Extremely Preterm Infants Enrolled in RCTs Do Not Experience Worse Outcomes Compared to Infants Not Enrolled
21 Jun 2015
In a group of more than 5,000 extremely preterm infants, important in-hospital outcomes were neither better nor worse in infants enrolled in randomized clinical trials (RCTs) compared with eligible but nonenrolled infants, findings that may provide reassurance regarding concerns about performing RCTs in this vulnerable population, according to a study in the June 16 issue of JAMA.
It has been unknown whether participation in a neonatal RCT is independently associated with differences in outcomes. Elizabeth E. Foglia, M.D., of the University of Pennsylvania, Philadelphia, and colleagues compared in-hospital outcomes between extremely premature infants enrolled in RCTs and those who were eligible but not enrolled in RCTs conducted by the National Institute of Child Health and Human Development Neonatal Research Network between January 1999 and December 2012.
Six RCTs met the inclusion criteria. Of 5,389 eligible infants, 3,795 were enrolled in at least 1 RCT and 1,594 were not enrolled in any RCT. The researchers found that the primary outcome (a composite of death; bronchopulmonary dysplasia [a chronic lung disorder in infants]; severe brain injury; or severe retinopathy of prematurity [a sight-threatening abnormality of the eye]) did not differ significantly between groups (68 percent in enrolled group vs 69 percent in eligible but not enrolled group).There were no differences in the secondary outcomes (individual components of the primary outcome, culture-proven late-onset sepsis, and necrotizing enterocolitis (severe inflammation due to decreased blood flow that occurs in the intestines of premature infants) in the adjusted analysis.
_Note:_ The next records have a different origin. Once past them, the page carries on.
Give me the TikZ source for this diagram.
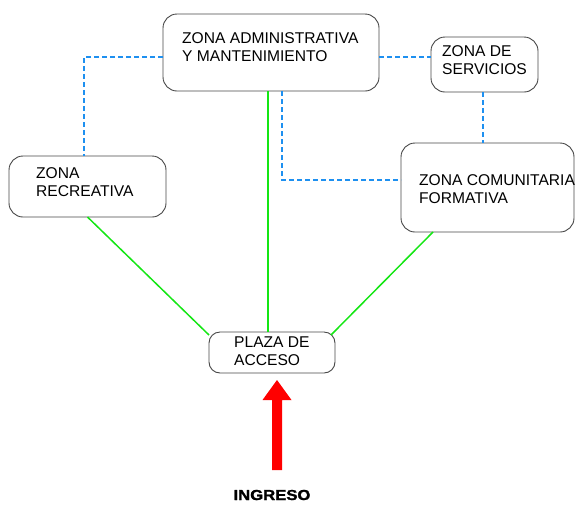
\documentclass[tikz,border=0pt]{standalone}
\usepackage{fontspec}
\usepackage{graphicx}
\setmainfont{Liberation Sans}
\newfontfamily\ingfont{Liberation Sans}[BoldFeatures={FakeBold=1.6}]
\usetikzlibrary{calc}
\definecolor{zgreen}{RGB}{20,230,20}
\definecolor{zblue}{RGB}{30,144,240}
\definecolor{zborder}{RGB}{70,70,70}
\begin{document}
\begin{tikzpicture}[x=1pt,y=-1pt,
  zone/.style={draw=zborder,line width=0.9pt,rounded corners=14pt,inner sep=0pt,outer sep=0pt},
  ztext/.style={anchor=base west,align=left,inner sep=0pt,font=\fontsize{15.6}{18}\selectfont},
  gline/.style={draw=zgreen,line width=1.5pt},
  bline/.style={draw=zblue,line width=1.1pt,dash pattern=on 5pt off 3pt}]
\useasboundingbox (0,0) rectangle (575,504);
% boxes
\node[zone,minimum width=216pt,minimum height=77pt] (adm) at (271,52.5) {};
\node[zone,minimum width=157pt,minimum height=61pt] (rec) at (87.5,186.5) {};
\node[zone,minimum width=173pt,minimum height=89pt] (com) at (487.5,187.5) {};
\node[zone,minimum width=107pt,minimum height=55pt] (ser) at (484.5,64.5) {};
\node[zone,rounded corners=11pt,minimum width=126pt,minimum height=41pt] (pla) at (272,352.5) {};
% texts (anchor = baseline of last line)
\node[ztext] (tadm) at (182,61) {ZONA ADMINISTRATIVA\\Y MANTENIMIENTO};
\node[ztext] (trec) at (36,196) {ZONA\\RECREATIVA};
\node[ztext] (tcom) at (419,203.5) {ZONA COMUNITARIA\\FORMATIVA};
\node[ztext] (tser) at (442,74.5) {ZONA DE\\SERVICIOS};
\node[ztext] (tpla) at (234,365) {PLAZA DE\\ACCESO};
% helper coordinates
\coordinate (xg1) at (268,0);
\coordinate (xg2) at (433,0);
\coordinate (xb1) at (84,0);
\coordinate (xb2) at (483,0);
\coordinate (xb3) at (282,0);
\coordinate (yb1) at (0,57);
\coordinate (yb2) at (0,180);
% green connectors
\draw[gline] (rec.south) -- ($(pla.north west)+(0,3)$);
\draw[gline] (adm.south -| xg1) -- (pla.north -| xg1);
\draw[gline] (com.south -| xg2) -- ($(pla.north east)+(-4,3)$);
% blue dashed connectors
\draw[bline] (adm.west |- yb1) -| (rec.north -| xb1);
\draw[bline] (adm.east |- yb1) -- (ser.west |- yb1);
\draw[bline] (ser.south -| xb2) -- (com.north -| xb2);
\draw[bline] (adm.south -| xb3) |- (com.west |- yb2);
% entrance arrow
\coordinate (ain) at (277,470);
\fill[red] ($(ain)+(-5,0)$) -- ($(ain)+(5,0)$) -- ($(ain)+(5,-70)$) -- ($(ain)+(14.5,-70)$)
  -- ($(ain)+(0,-90)$) -- ($(ain)+(-14.5,-70)$) -- ($(ain)+(-5,-70)$) -- cycle;
\node[inner sep=0pt,font=\fontsize{14.5}{16}\ingfont\bfseries] (ing) at (272,495) {\scalebox{1.15}[1]{INGRESO}};
\end{tikzpicture}
\end{document}
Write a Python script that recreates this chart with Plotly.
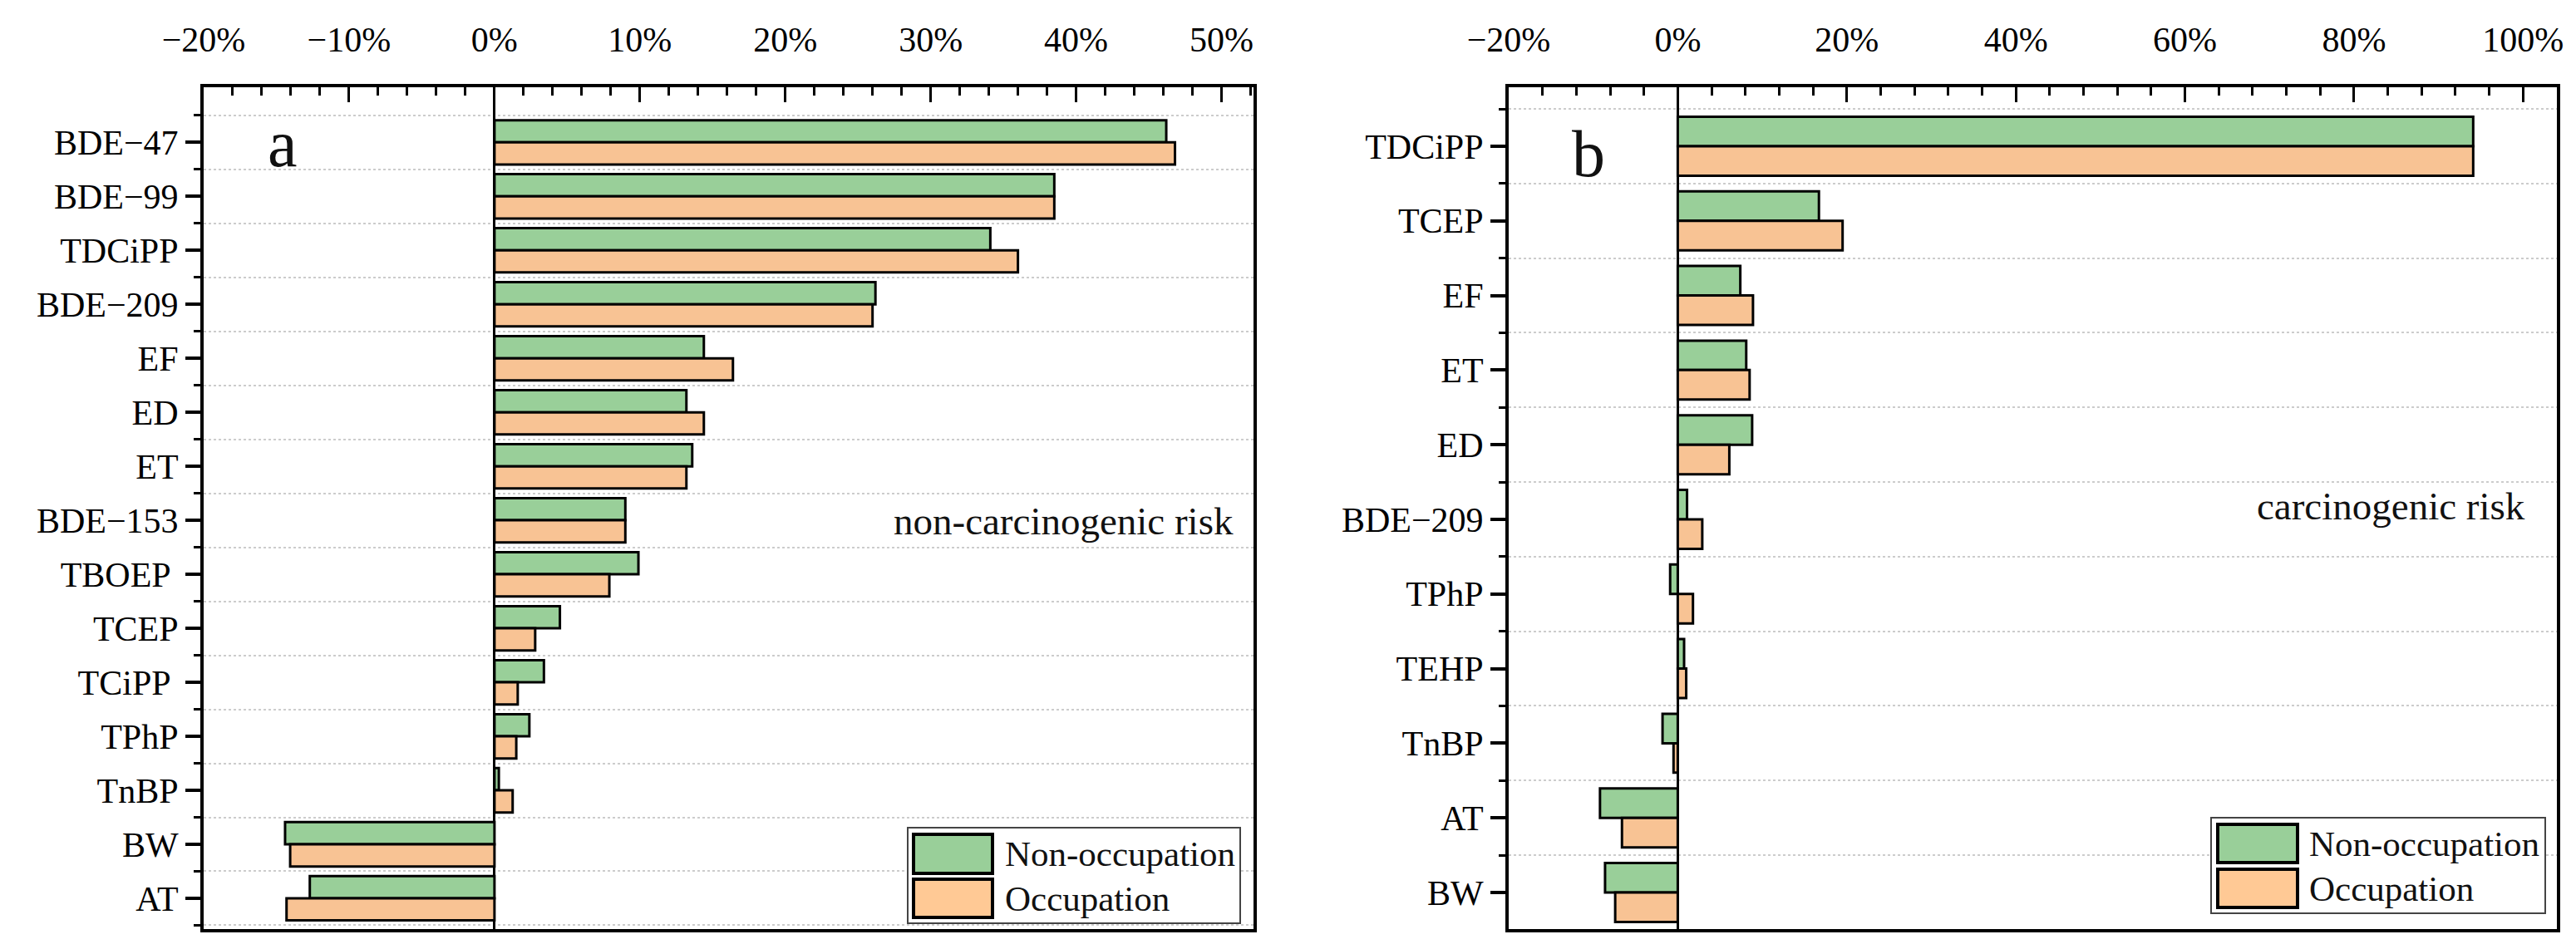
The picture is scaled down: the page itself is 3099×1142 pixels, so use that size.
import plotly.graph_objects as go
from plotly.subplots import make_subplots

# ---------------- data ----------------
series_names = ["Non-occupation", "Occupation"]

cats_a = ["BDE−47", "BDE−99", "TDCiPP", "BDE−209", "EF", "ED", "ET", "BDE−153",
          "TBOEP ", "TCEP", "TCiPP ", "TPhP", "TnBP", "BW", "AT"]
non_occ_a = [46.2, 38.5, 34.1, 26.2, 14.4, 13.2, 13.6, 9.0, 9.9, 4.5, 3.4, 2.4, 0.3, -14.4, -12.7]
occ_a = [46.8, 38.5, 36.0, 26.0, 16.4, 14.4, 13.2, 9.0, 7.9, 2.8, 1.6, 1.5, 1.25, -14.05, -14.3]

cats_b = ["TDCiPP", "TCEP", "EF", "ET", "ED", "BDE−209", "TPhP", "TEHP", "TnBP", "AT", "BW"]
non_occ_b = [94.1, 16.7, 7.4, 8.1, 8.8, 1.1, -0.9, 0.75, -1.8, -9.2, -8.6]
occ_b = [94.1, 19.5, 8.9, 8.5, 6.1, 2.9, 1.8, 1.0, -0.5, -6.6, -7.4]

panel_letters = ["a", "b"]
panel_texts = ["non-carcinogenic risk", "carcinogenic risk"]

# ---------------- style ----------------
W, H = 3099, 1142
FONT = "Liberation Serif"
GREEN = "#99CF99"
ORANGE = "#F8C394"
LEG_ORANGE = "#FFC995"


def px(x):
    return x / W


def py(y):
    return 1 - y / H


fig = make_subplots(rows=1, cols=2)

panels = [
    dict(cats=cats_a, s1=non_occ_a, s2=occ_a, w=0.41, yr_bot=0.57, yr_top=1.02,
         xr=[-20, 52.2], dtick=10, mdtick=2, dom=[px(237), px(1500)]),
    dict(cats=cats_b, s1=non_occ_b, s2=occ_b, w=0.395, yr_bot=0.49, yr_top=0.79,
         xr=[-20, 104], dtick=20, mdtick=4, dom=[px(1807), px(3068)]),
]

for i, p in enumerate(panels):
    col = i + 1
    n = len(p["cats"])
    ypos = list(range(n))
    fig.add_trace(go.Bar(
        y=ypos, x=p["s1"], orientation="h", name=series_names[0],
        marker=dict(color=GREEN, line=dict(color="black", width=3)),
        width=p["w"], offset=-p["w"], showlegend=False), row=1, col=col)
    fig.add_trace(go.Bar(
        y=ypos, x=p["s2"], orientation="h", name=series_names[1],
        marker=dict(color=ORANGE, line=dict(color="black", width=3)),
        width=p["w"], offset=0, showlegend=False), row=1, col=col)

    fig.update_xaxes(
        row=1, col=col, range=p["xr"], domain=p["dom"], side="top",
        dtick=p["dtick"], tick0=0, ticksuffix="%", automargin=False,
        ticks="inside", ticklen=18, tickwidth=3, tickcolor="black",
        ticklabelstandoff=22,
        minor=dict(dtick=p["mdtick"], ticks="inside", ticklen=10, tickwidth=3,
                   tickcolor="black", showgrid=False),
        showline=True, linecolor="black", linewidth=4, mirror=True,
        showgrid=False, zeroline=True, zerolinecolor="black", zerolinewidth=3,
        tickfont=dict(family=FONT, size=42, color="black"),
    )
    fig.update_yaxes(
        row=1, col=col, range=[n - 1 + p["yr_bot"], -p["yr_top"]],
        domain=[py(1110), py(97)], automargin=False,
        tickmode="array", tickvals=ypos, ticktext=p["cats"],
        ticks="outside", ticklen=18, tickwidth=4, tickcolor="black",
        minor=dict(tickvals=[k - 0.5 for k in range(n + 1)], ticks="outside",
                   ticklen=8, tickwidth=3, tickcolor="black",
                   showgrid=True, gridcolor="#cccccc", griddash="dot", gridwidth=2),
        showline=True, linecolor="black", linewidth=4, mirror=True,
        showgrid=False, zeroline=False,
        tickfont=dict(family=FONT, size=42, color="black"),
    )

annotations = []
shapes = []

# panel letters and labels
letter_pos = [(332, 165), (1903, 177)]
text_pos = [(1478, 619), (3032, 601)]
for i in range(2):
    annotations.append(dict(x=px(letter_pos[i][0]), y=py(letter_pos[i][1]), xref="paper", yref="paper",
                            text=panel_letters[i], showarrow=False, xanchor="center", yanchor="middle",
                            font=dict(family=FONT, size=80, color="#111")))
    annotations.append(dict(x=px(text_pos[i][0]), y=py(text_pos[i][1]), xref="paper", yref="paper",
                            text=panel_texts[i], showarrow=False, xanchor="right", yanchor="middle",
                            font=dict(family=FONT, size=47, color="#111")))

# custom legends (large swatches as in the reference)
legends = [
    dict(box=(1084, 988, 1484, 1103), sw_x=(1091, 1186), sw_y=[(996, 1043), (1050, 1096)],
         tx=1199, ty=[1019, 1073]),
    dict(box=(2652, 976, 3054, 1091), sw_x=(2660, 2756), sw_y=[(984, 1030), (1038, 1084)],
         tx=2768, ty=[1007, 1061]),
]
for lg in legends:
    x0, y0, x1, y1 = lg["box"]
    shapes.append(dict(type="rect", xref="paper", yref="paper", x0=px(x0), x1=px(x1), y0=py(y0), y1=py(y1),
                       line=dict(color="#444", width=2), fillcolor="white", layer="above"))
    for k, col in enumerate([GREEN, LEG_ORANGE]):
        sy0, sy1 = lg["sw_y"][k]
        shapes.append(dict(type="rect", xref="paper", yref="paper",
                           x0=px(lg["sw_x"][0]), x1=px(lg["sw_x"][1]), y0=py(sy0), y1=py(sy1),
                           line=dict(color="black", width=4), fillcolor=col, layer="above"))
        annotations.append(dict(x=px(lg["tx"]), y=py(lg["ty"][k]), xref="paper", yref="paper",
                                text=series_names[k], showarrow=False, xanchor="left", yanchor="middle",
                                font=dict(family=FONT, size=43, color="#111")))

fig.update_layout(
    width=W, height=H, margin=dict(l=0, r=0, t=0, b=0, pad=0, autoexpand=False),
    paper_bgcolor="white", plot_bgcolor="white",
    barmode="group", showlegend=False,
    annotations=annotations, shapes=shapes,
    font=dict(family=FONT, color="black"),
)

fig.write_html("out.html")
In addition, the primary outcome did not differ between groups when analyzed by individual trial.
“The present study did not find differences in mortality or neonatal morbidity between trial participants and nonparticipants. Similarly, meta-analyses of studies of adults and older children have demonstrated no significant differences in outcomes between trial participants and nonparticipants who were treated similarly outside trials,” the authors write.